** Start Excerpted data **
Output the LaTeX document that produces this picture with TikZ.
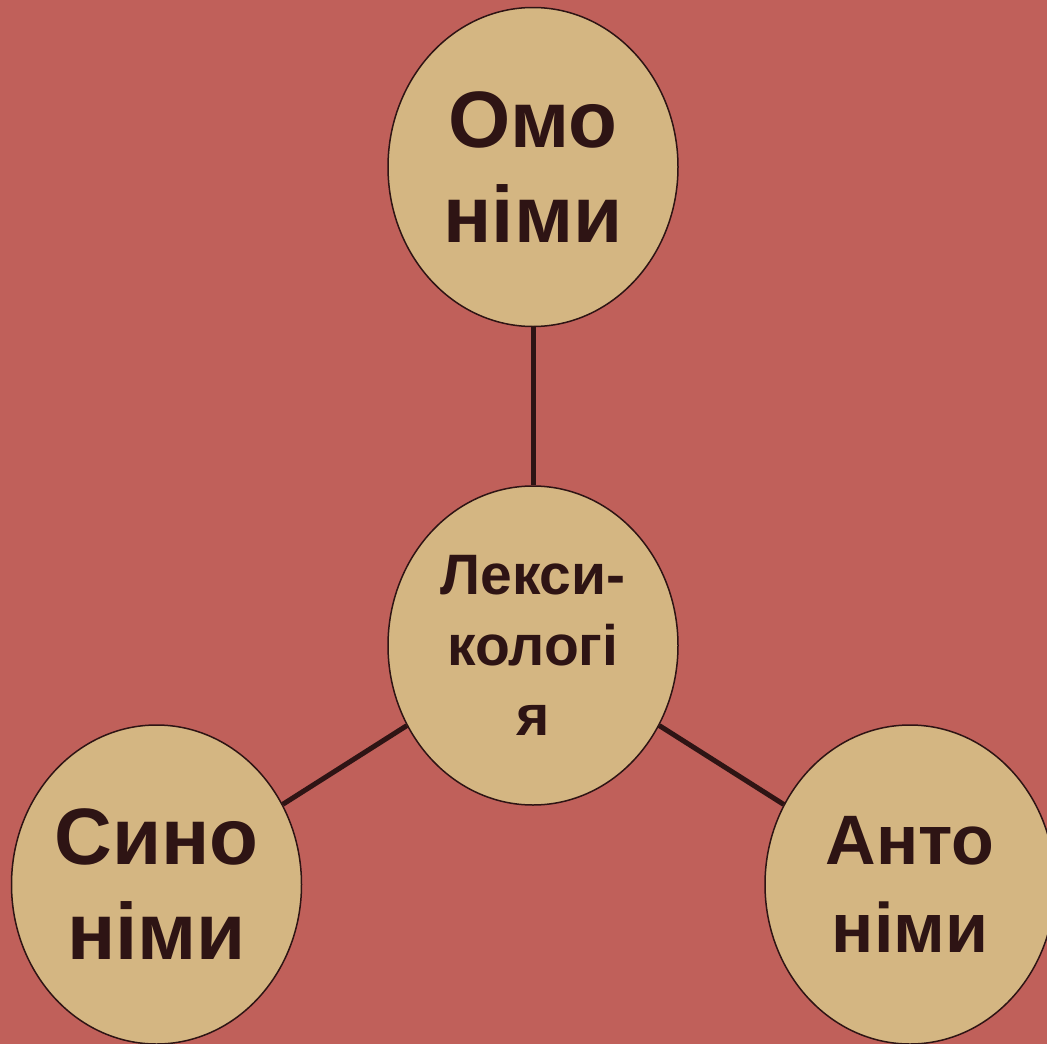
\documentclass[tikz,border=0pt]{standalone}
\usepackage{fontspec}
\setmainfont{Liberation Sans}
\usetikzlibrary{shapes.geometric}
\definecolor{bgred}{RGB}{192,96,90}
\definecolor{bubble}{RGB}{212,182,130}
\definecolor{ink}{RGB}{46,20,20}
\tikzset{
  bubblenode/.style={ellipse, draw=ink, line width=1.5pt, fill=bubble,
    minimum width=290pt, minimum height=319pt, inner sep=0pt,
    align=center, text=ink, font=\bfseries},
  conn/.style={draw=ink, line width=5pt}
}
\begin{document}
\begin{tikzpicture}[x=1pt,y=-1pt]
\useasboundingbox (0,0) rectangle (1047,1044);
\fill[bgred] (0,0) rectangle (1047,1044);
\clip (0,0) rectangle (1047,1044);
\node[bubblenode, font=\bfseries\fontsize{80}{95}\selectfont] (omo) at (533,167) {Омо\\німи};
\node[bubblenode, font=\bfseries\fontsize{57}{70.5}\selectfont] (lex) at (533,645.5) {Лекси-\\кологі\\я};
\node[bubblenode, font=\bfseries\fontsize{80}{95}\selectfont] (syn) at (156.5,884.5) {Сино\\німи};
\node[bubblenode, font=\bfseries\fontsize{70}{88}\selectfont] (ant) at (910,884.5) {Анто\\німи};
\draw[conn] (omo) -- (lex);
\draw[conn] (lex) -- (syn);
\draw[conn] (lex) -- (ant);
\end{tikzpicture}
\end{document}
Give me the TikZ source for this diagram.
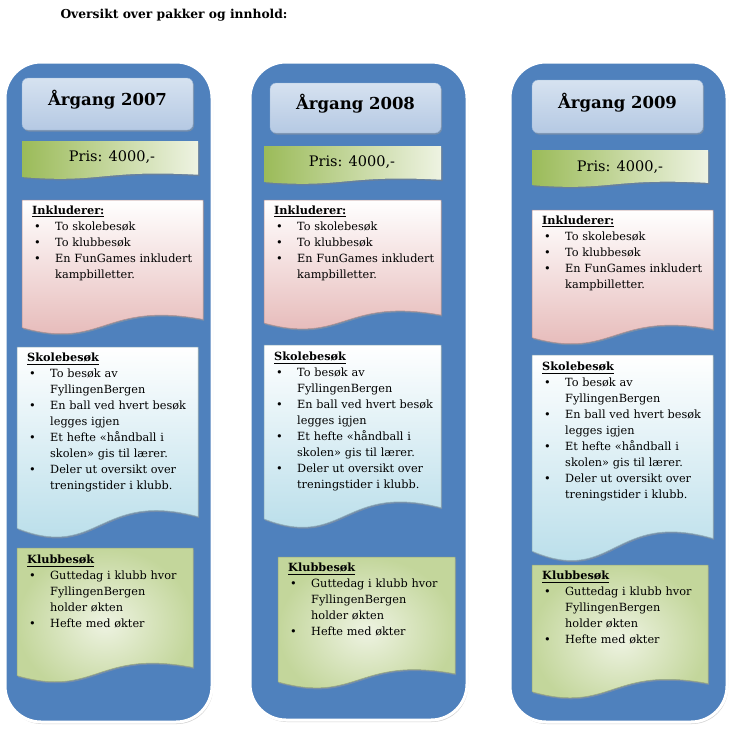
** End Excerpted data **
Every entry above should be duplicated exactly. Do not include the images.

Output the LaTeX document that produces this picture with TikZ.
\documentclass[tikz,border=0pt]{standalone}
\usepackage{fontspec}
\setmainfont{Liberation Sans}
\usetikzlibrary{shapes.geometric}
\definecolor{bgred}{RGB}{192,96,90}
\definecolor{bubble}{RGB}{212,182,130}
\definecolor{ink}{RGB}{46,20,20}
\tikzset{
  bubblenode/.style={ellipse, draw=ink, line width=1.5pt, fill=bubble,
    minimum width=290pt, minimum height=319pt, inner sep=0pt,
    align=center, text=ink, font=\bfseries},
  conn/.style={draw=ink, line width=5pt}
}
\begin{document}
\begin{tikzpicture}[x=1pt,y=-1pt]
\useasboundingbox (0,0) rectangle (1047,1044);
\fill[bgred] (0,0) rectangle (1047,1044);
\clip (0,0) rectangle (1047,1044);
\node[bubblenode, font=\bfseries\fontsize{80}{95}\selectfont] (omo) at (533,167) {Омо\\німи};
\node[bubblenode, font=\bfseries\fontsize{57}{70.5}\selectfont] (lex) at (533,645.5) {Лекси-\\кологі\\я};
\node[bubblenode, font=\bfseries\fontsize{80}{95}\selectfont] (syn) at (156.5,884.5) {Сино\\німи};
\node[bubblenode, font=\bfseries\fontsize{70}{88}\selectfont] (ant) at (910,884.5) {Анто\\німи};
\draw[conn] (omo) -- (lex);
\draw[conn] (lex) -- (syn);
\draw[conn] (lex) -- (ant);
\end{tikzpicture}
\end{document}
Give me the TikZ source for this diagram.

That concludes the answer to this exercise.